EXERCISE AIM => Exactly the lines from the start of the data below through the line that contains "ax = fig.add_axes([fx(191), fy(368), (1000" are to be copied, with pictures left out.

==============================

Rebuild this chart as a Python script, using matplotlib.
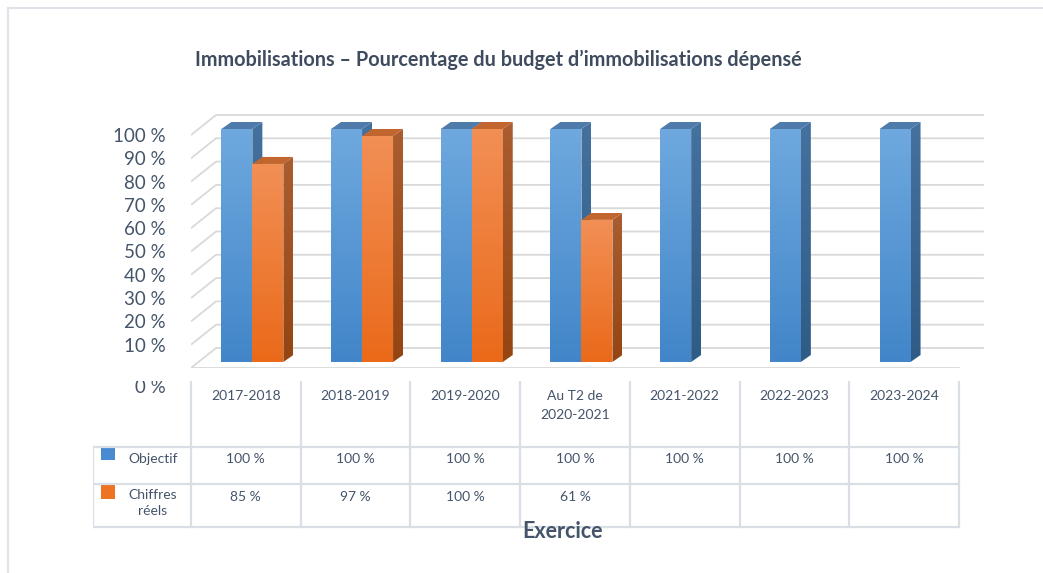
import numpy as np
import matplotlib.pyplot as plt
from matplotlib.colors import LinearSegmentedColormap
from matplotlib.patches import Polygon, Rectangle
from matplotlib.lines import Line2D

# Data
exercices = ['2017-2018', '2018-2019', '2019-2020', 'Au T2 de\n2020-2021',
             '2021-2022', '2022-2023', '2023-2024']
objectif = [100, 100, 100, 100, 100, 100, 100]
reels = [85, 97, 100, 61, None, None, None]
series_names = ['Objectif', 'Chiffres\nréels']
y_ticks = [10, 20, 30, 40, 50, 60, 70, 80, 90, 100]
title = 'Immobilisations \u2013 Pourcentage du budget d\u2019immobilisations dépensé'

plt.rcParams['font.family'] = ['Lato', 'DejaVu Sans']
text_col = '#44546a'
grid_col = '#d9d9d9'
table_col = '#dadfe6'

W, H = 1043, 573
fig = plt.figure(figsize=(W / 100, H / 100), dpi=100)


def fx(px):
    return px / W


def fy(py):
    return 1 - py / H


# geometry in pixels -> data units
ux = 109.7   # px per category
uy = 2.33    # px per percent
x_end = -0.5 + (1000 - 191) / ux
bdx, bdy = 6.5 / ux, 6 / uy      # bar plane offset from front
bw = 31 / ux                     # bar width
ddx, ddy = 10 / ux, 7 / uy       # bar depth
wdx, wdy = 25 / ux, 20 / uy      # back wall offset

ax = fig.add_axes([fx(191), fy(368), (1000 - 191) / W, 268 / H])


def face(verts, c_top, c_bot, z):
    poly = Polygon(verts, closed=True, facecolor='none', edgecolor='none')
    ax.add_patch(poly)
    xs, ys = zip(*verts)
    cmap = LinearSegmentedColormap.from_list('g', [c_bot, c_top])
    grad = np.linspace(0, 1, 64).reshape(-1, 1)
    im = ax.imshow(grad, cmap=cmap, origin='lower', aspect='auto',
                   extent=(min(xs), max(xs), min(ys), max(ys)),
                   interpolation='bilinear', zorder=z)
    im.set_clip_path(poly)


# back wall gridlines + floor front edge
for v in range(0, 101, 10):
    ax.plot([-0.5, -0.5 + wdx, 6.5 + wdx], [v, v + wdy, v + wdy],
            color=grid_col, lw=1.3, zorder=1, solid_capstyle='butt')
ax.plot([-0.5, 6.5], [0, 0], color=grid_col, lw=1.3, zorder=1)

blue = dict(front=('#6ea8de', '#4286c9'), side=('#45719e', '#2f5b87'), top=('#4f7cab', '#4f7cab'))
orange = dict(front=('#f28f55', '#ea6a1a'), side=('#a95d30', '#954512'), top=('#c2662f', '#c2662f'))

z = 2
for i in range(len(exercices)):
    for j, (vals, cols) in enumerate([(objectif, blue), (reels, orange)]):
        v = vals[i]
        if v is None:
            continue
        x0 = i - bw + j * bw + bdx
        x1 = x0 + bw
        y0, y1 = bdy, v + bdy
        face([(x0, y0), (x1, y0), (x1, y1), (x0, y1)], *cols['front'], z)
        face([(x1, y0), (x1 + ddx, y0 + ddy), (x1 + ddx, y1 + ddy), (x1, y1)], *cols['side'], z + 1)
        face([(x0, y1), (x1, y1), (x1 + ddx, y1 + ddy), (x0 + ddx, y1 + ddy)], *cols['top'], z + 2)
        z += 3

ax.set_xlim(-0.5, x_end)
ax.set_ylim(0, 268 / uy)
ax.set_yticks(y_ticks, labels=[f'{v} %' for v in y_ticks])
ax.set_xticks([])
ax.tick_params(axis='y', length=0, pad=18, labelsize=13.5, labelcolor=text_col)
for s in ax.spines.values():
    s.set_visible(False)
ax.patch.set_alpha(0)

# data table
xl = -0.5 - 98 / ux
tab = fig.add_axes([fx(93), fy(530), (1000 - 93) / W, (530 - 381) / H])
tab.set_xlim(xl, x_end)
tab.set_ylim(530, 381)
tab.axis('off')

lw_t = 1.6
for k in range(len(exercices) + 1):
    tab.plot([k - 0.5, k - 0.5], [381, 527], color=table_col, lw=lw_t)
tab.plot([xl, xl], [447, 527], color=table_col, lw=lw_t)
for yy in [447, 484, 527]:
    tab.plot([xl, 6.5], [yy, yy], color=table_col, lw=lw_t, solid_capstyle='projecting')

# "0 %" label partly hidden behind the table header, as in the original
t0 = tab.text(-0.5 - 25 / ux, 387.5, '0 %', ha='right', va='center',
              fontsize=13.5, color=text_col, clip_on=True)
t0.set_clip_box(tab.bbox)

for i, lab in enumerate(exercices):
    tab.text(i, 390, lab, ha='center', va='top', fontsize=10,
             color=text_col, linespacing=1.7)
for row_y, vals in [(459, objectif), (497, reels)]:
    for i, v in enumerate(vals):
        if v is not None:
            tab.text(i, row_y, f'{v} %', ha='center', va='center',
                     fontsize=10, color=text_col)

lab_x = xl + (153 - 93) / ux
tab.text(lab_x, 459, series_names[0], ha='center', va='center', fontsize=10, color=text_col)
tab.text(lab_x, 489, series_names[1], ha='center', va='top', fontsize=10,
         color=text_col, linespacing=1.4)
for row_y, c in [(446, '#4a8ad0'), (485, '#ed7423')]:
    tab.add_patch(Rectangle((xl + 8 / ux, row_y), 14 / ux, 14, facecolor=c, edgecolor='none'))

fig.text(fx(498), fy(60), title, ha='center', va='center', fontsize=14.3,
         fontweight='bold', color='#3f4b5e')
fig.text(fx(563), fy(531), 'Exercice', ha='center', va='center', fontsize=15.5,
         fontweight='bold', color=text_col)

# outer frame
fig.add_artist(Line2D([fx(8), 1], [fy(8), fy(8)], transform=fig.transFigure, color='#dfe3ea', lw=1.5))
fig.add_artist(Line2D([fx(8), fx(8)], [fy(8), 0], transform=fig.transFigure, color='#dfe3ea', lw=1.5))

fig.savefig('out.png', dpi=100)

==============================

THE ANSWER =>
Rebuild this chart as a Python script, using matplotlib.
import numpy as np
import matplotlib.pyplot as plt
from matplotlib.colors import LinearSegmentedColormap
from matplotlib.patches import Polygon, Rectangle
from matplotlib.lines import Line2D

# Data
exercices = ['2017-2018', '2018-2019', '2019-2020', 'Au T2 de\n2020-2021',
             '2021-2022', '2022-2023', '2023-2024']
objectif = [100, 100, 100, 100, 100, 100, 100]
reels = [85, 97, 100, 61, None, None, None]
series_names = ['Objectif', 'Chiffres\nréels']
y_ticks = [10, 20, 30, 40, 50, 60, 70, 80, 90, 100]
title = 'Immobilisations \u2013 Pourcentage du budget d\u2019immobilisations dépensé'

plt.rcParams['font.family'] = ['Lato', 'DejaVu Sans']
text_col = '#44546a'
grid_col = '#d9d9d9'
table_col = '#dadfe6'

W, H = 1043, 573
fig = plt.figure(figsize=(W / 100, H / 100), dpi=100)


def fx(px):
    return px / W


def fy(py):
    return 1 - py / H


# geometry in pixels -> data units
ux = 109.7   # px per category
uy = 2.33    # px per percent
x_end = -0.5 + (1000 - 191) / ux
bdx, bdy = 6.5 / ux, 6 / uy      # bar plane offset from front
bw = 31 / ux                     # bar width
ddx, ddy = 10 / ux, 7 / uy       # bar depth
wdx, wdy = 25 / ux, 20 / uy      # back wall offset

ax = fig.add_axes([fx(191), fy(368), (1000 - 191) / W, 268 / H])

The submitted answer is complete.